Bruised potash sellers may lift curbs on output
Spot prices for potash are now around $460 per tonne, well below the price of $550-$600 that Mike Wilson, CEO of No. 3 Canadian producer Agrium Inc, sees as needed if new entrants are to make money.
"Every one of these (potential rivals) are getting their capital cost reports and they're cringing," Wilson told Reuters in an interview. "They're sitting there choking."
A BHP spokesman declined to comment on what potash price it requires for the board to give final approval to its Jansen, Saskatchewan mine, but pointed out that hundreds of people
continue to work on building the project.
While the new mines pose big questions about the future of the market, the present hasn't been so hot either.
China and India, the two big importers whose purchases traditionally set a floor for global potash prices, stayed out of the market for much of 2012's second half, bruising Potash
Corp's balance sheets.
Deals that China and India eventually signed included steep discounts on big volumes, and the two are also taking small steps to loosen their dependence on Canpotex and BPC with deals to buy future mined potash from upstarts Prospect Global Resources Inc in Arizona and Karnalyte Resources Inc in Saskatchewan, respectively.
But existing producers still have advantages against new entrants, because it's cheaper to expand existing mines than to build new ones.
Shifting the priority to volume from price would be ironic for Potash Corp, given that concern about the BHP bid for Potash Corp centered partly on fears that BHP would not curb output and weaken Canpotex, which handles sales of Saskatchewan potash from Potash Corp, Agrium and Mosaic Inc.
BPC handles sales for Uralkali and Belaruskali.
"You've got to get some wind back in your sails to get prices back moving up," Potash Corp Chief Executive Bill Doyle said of his own company on a Jan. 31 analyst call. "Of course, the wind for us is volume. We focus so much on price, but you've got to have some volume coming back in the market."
Potash Corp shut several mines for weeks at a time this winter, seeking to match supply to demand.
But Agrium's Wilson said a lower price is no guarantee of extra sales. "We've got to strike the right balance," he said.
Canpotex member companies say they do not co-ordinate production to set prices, the traditional mark of a cartel.

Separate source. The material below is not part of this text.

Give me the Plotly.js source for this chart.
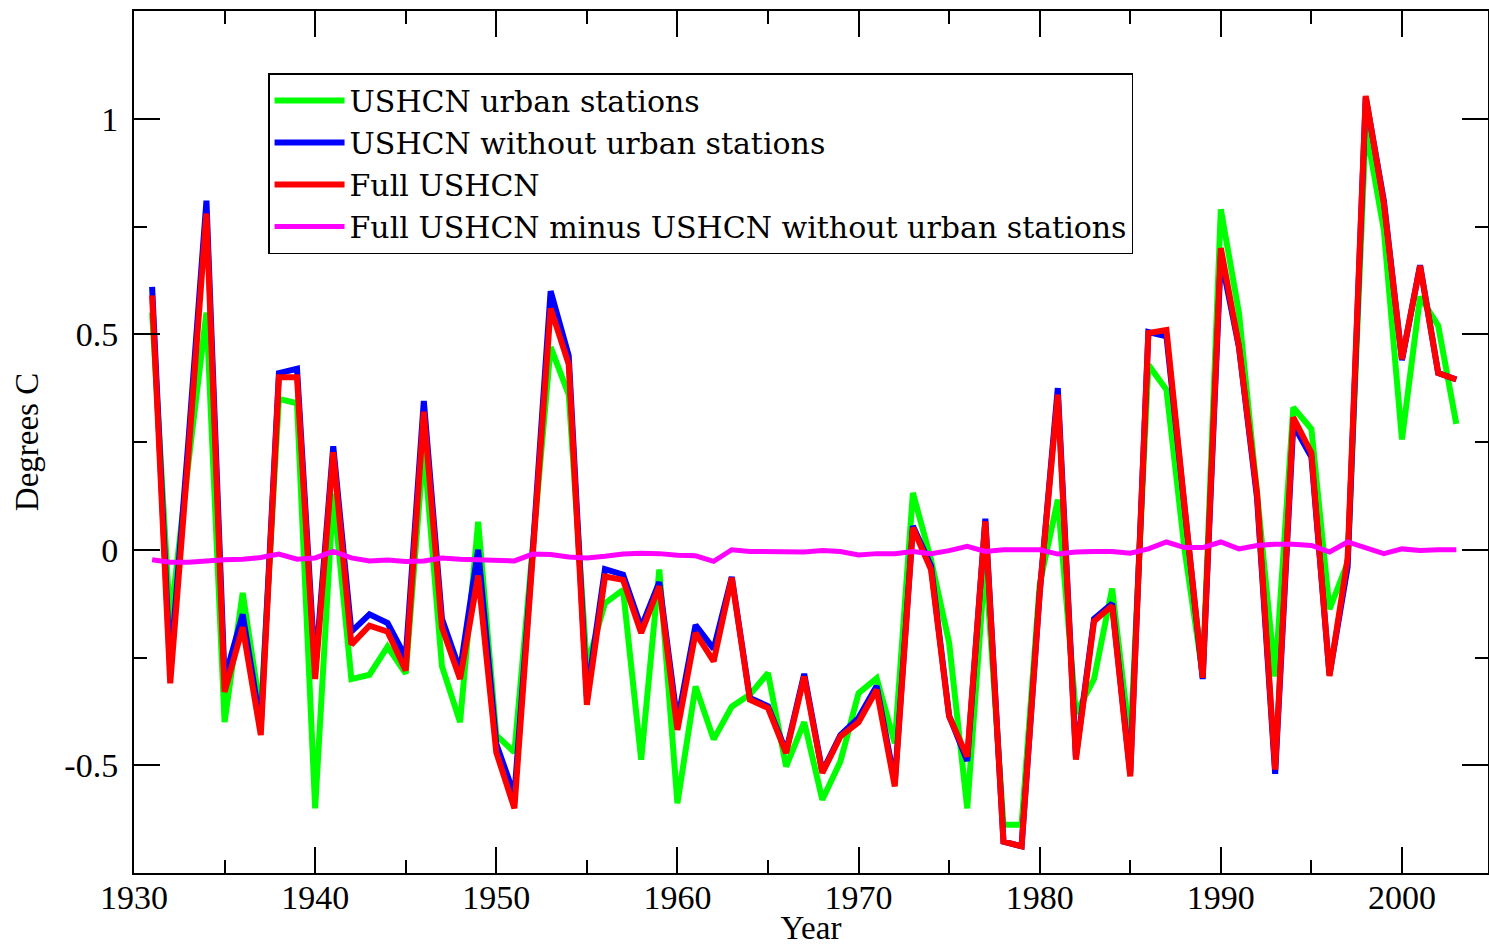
<!DOCTYPE html>
<html>
<head>
<meta charset="utf-8">
<script src="https://cdn.plot.ly/plotly-3.0.1.min.js"></script>
<style>
html,body{margin:0;padding:0;background:#fff;}
#chart{width:1489px;height:946px;}
</style>
</head>
<body>
<div id="chart"></div>
<script>
var years = [1931,1932,1933,1934,1935,1936,1937,1938,1939,1940,
  1941,1942,1943,1944,1945,1946,1947,1948,1949,1950,
  1951,1952,1953,1954,1955,1956,1957,1958,1959,1960,
  1961,1962,1963,1964,1965,1966,1967,1968,1969,1970,
  1971,1972,1973,1974,1975,1976,1977,1978,1979,1980,
  1981,1982,1983,1984,1985,1986,1987,1988,1989,1990,
  1991,1992,1993,1994,1995,1996,1997,1998,1999,2000,
  2001,2002,2003];

var urban = [0.55,-0.17,0.20,0.55,-0.40,-0.10,-0.38,0.35,0.34,-0.60,
  0.13,-0.30,-0.29,-0.225,-0.287,0.24,-0.27,-0.40,0.065,-0.43,
  -0.47,0.00,0.47,0.36,-0.27,-0.124,-0.093,-0.487,-0.046,-0.588,
  -0.317,-0.44,-0.364,-0.336,-0.286,-0.503,-0.40,-0.58,-0.491,-0.333,
  -0.298,-0.449,0.132,-0.023,-0.216,-0.60,-0.023,-0.638,-0.638,-0.08,
  0.116,-0.38,-0.30,-0.09,-0.45,0.429,0.371,0.00,-0.29,0.79,
  0.55,0.131,-0.294,0.33,0.28,-0.138,-0.03,0.98,0.742,0.256,
  0.587,0.52,0.292];

var withoutUrban = [0.61,-0.28,0.25,0.81,-0.30,-0.15,-0.41,0.41,0.42,-0.28,
  0.24,-0.19,-0.15,-0.17,-0.25,0.345,-0.16,-0.28,0.00,-0.45,
  -0.57,-0.01,0.60,0.45,-0.34,-0.045,-0.058,-0.18,-0.075,-0.40,
  -0.175,-0.23,-0.063,-0.344,-0.363,-0.468,-0.288,-0.515,-0.43,-0.39,
  -0.316,-0.54,0.055,-0.037,-0.385,-0.49,0.072,-0.677,-0.688,-0.10,
  0.375,-0.48,-0.16,-0.125,-0.518,0.505,0.495,0.095,-0.30,0.68,
  0.47,0.12,-0.52,0.29,0.215,-0.29,-0.04,1.05,0.81,0.44,
  0.66,0.41,0.395];

var fullUSHCN = [0.59,-0.31,0.22,0.78,-0.33,-0.18,-0.43,0.40,0.40,-0.30,
  0.226,-0.22,-0.176,-0.19,-0.28,0.32,-0.18,-0.30,-0.06,-0.47,
  -0.60,-0.02,0.56,0.43,-0.36,-0.062,-0.07,-0.193,-0.085,-0.418,
  -0.193,-0.259,-0.065,-0.348,-0.367,-0.472,-0.294,-0.518,-0.433,-0.40,
  -0.325,-0.549,0.051,-0.046,-0.387,-0.48,0.066,-0.677,-0.688,-0.10,
  0.36,-0.487,-0.166,-0.13,-0.526,0.503,0.51,0.10,-0.297,0.70,
  0.472,0.131,-0.51,0.307,0.225,-0.293,-0.02,1.053,0.804,0.442,
  0.659,0.41,0.395];

var difference = [-0.023,-0.029,-0.029,-0.025,-0.023,-0.022,-0.018,-0.010,-0.022,-0.019,
  -0.004,-0.019,-0.026,-0.024,-0.027,-0.026,-0.019,-0.022,-0.024,-0.025,
  -0.026,-0.010,-0.011,-0.017,-0.019,-0.015,-0.010,-0.008,-0.009,-0.013,
  -0.014,-0.027,0.000,-0.004,-0.004,-0.004,-0.005,-0.002,-0.004,-0.012,
  -0.009,-0.009,-0.004,-0.009,-0.002,0.008,-0.004,0.000,0.000,0.000,
  -0.010,-0.005,-0.004,-0.004,-0.008,0.002,0.018,0.005,0.005,0.018,
  0.002,0.010,0.013,0.013,0.010,-0.005,0.018,0.005,-0.009,0.002,
  -0.002,0.000,0.000];

var seriesNames = ["USHCN urban stations","USHCN without urban stations","Full USHCN","Full USHCN minus USHCN without urban stations"];
var yTickVals = [-0.5,0,0.5,1];
var yTickText = ["-0.5","0","0.5","1"];
var yMinorVals = [-0.75,-0.25,0.25,0.75,1.25];
var xTickVals = [1930,1940,1950,1960,1970,1980,1990,2000];
var xTickText = ["1930","1940","1950","1960","1970","1980","1990","2000"];

var traces = [
  {x: years, y: urban, name: seriesNames[0], type:'scatter', mode:'lines', line:{color:'#00ff00', width:6}},
  {x: years, y: withoutUrban, name: seriesNames[1], type:'scatter', mode:'lines', line:{color:'#0000ff', width:6}},
  {x: years, y: fullUSHCN, name: seriesNames[2], type:'scatter', mode:'lines', line:{color:'#ff0000', width:6}},
  {x: years, y: difference, name: seriesNames[3], type:'scatter', mode:'lines', line:{color:'#ff00ff', width:5}}
];

var serif = '"Liberation Serif", "Times New Roman", serif';

var layout = {
  width: 1489, height: 946,
  margin: {l:134, r:1, t:11, b:73, pad:0},
  paper_bgcolor:'#fff', plot_bgcolor:'#fff',
  showlegend: true,
  legend: {
    x: 0.099, y: 0.928, xanchor:'left', yanchor:'top',
    bgcolor:'#fff', bordercolor:'#000', borderwidth:1.5,
    font: {family:'"DejaVu Serif", serif', size:30, color:'#000'},
    itemwidth: 70, traceorder:'normal'
  },
  xaxis: {
    range:[1930, 2004.75], showgrid:false, zeroline:false,
    showline:true, linecolor:'#000', linewidth:2, mirror:'allticks',
    ticks:'inside', ticklen:26, tickwidth:2, tickcolor:'#000',
    tickmode:'array', tickvals:xTickVals, ticktext:xTickText,
    minor:{tickmode:'linear', tick0:1935, dtick:10, ticks:'inside', ticklen:13, tickwidth:2, tickcolor:'#000', showgrid:false},
    tickfont:{family:serif, size:34, color:'#000'},
    ticklabelstandoff: -7,
    title:{text:'Year', font:{family:serif, size:33, color:'#000'}, standoff:26}
  },
  yaxis: {
    range:[-0.75, 1.25], showgrid:false, zeroline:false,
    showline:true, linecolor:'#000', linewidth:2, mirror:'allticks',
    ticks:'inside', ticklen:26, tickwidth:2, tickcolor:'#000',
    tickmode:'array', tickvals:yTickVals, ticktext:yTickText,
    minor:{tickmode:'array', tickvals:yMinorVals, ticks:'inside', ticklen:13, tickwidth:2, tickcolor:'#000', showgrid:false},
    tickfont:{family:serif, size:34, color:'#000'},
    ticklabelstandoff: 7,
    title:{text:'Degrees C', font:{family:serif, size:33, color:'#000'}, standoff:16}
  }
};

Plotly.newPlot('chart', traces, layout, {displayModeBar:false, staticPlot:true});
</script>
</body>
</html>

But they conduct off-shore sales and co-ordinate transportation
through Canpotex in an arrangement that critics say is cosy.
"It's not a clear-cut situation," said Mike Burt, director responsible for industrial economic trends at the Conference Board of Canada. "I can't really say what's going on inside the organization. The public statements are that the companies are setting their own production. But it's obviously a fairly close relationship."